10 years from now would be a lot sooner than 2030, by the way.

It’s absolutely within our scientific and industrial power to transition our culture to sane and sustainable energy sources. All we lack is the political will to stop listening to the junkie-enabling pundits and politicians who are sponsored by the oil pushers, who want to keep us hooked on a hopeless addiction as long as possible.


3 Comments so far ↓

  • Jane

    Yea, horay, hip, hip, hooray for the ocelopotamus! Right on! Now how do we tell this to everyone?

  • Aaron

    Getting an oil baron out of the White House would be a good thing, too. A VERY good thing. That and NOT electing his toady would-be successor (see “Maverick, My Ass”).

  • Steve Sturm

    No problems with Dave’s discussion, but the underlying quoted Time article has some flaws. First, there is no direct link between gas mileage and demand. Oil demand includes many more factors than car gas mileage. Further, the article suggests a 7% increase in car mileage from proper maintenance and tire pressure would result in a reduction of demand by “several percentage points.”

    The math is off. If we even assumed an average car gas mileage of 20 mpg, an increase of 7% would only increase the average mileage to 21.4 mpg. Which would not decrease demand by “several percentage points.”

    As a former journalism major, I am always uneasy when I see journalists, not known for their math, science and engineering skills, take on technical issues.

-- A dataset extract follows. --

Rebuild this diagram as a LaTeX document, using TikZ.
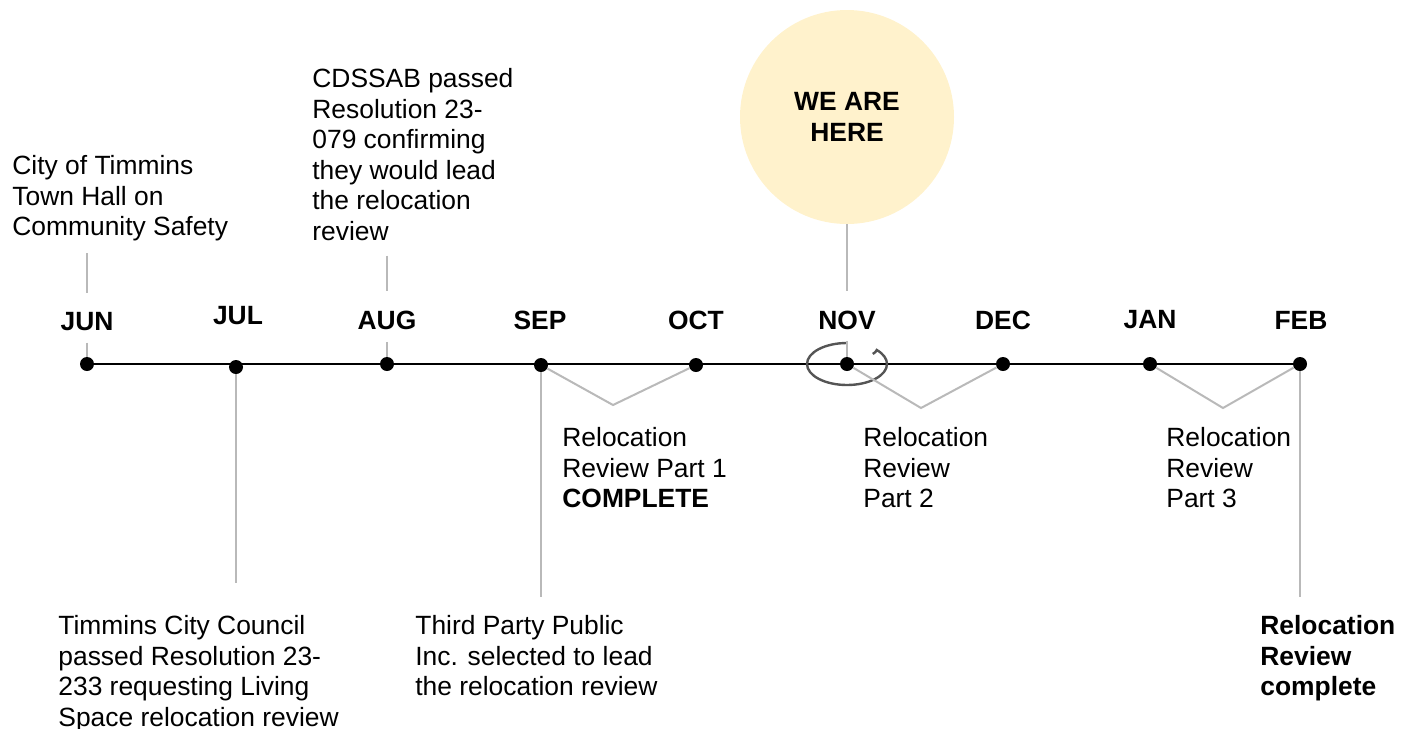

    And I’m not gonna believe a word about Obama being an environmentalist until he starts walking away from ADM and all the ethanol money going into his campaign coffers. Engineers tried to tell environmentalists that ethanol wasn’t going to work, and nobody listened as agribusiness lobbyists bought congressional votes, aided by a misguided environmentalist perception they were accomplishing something.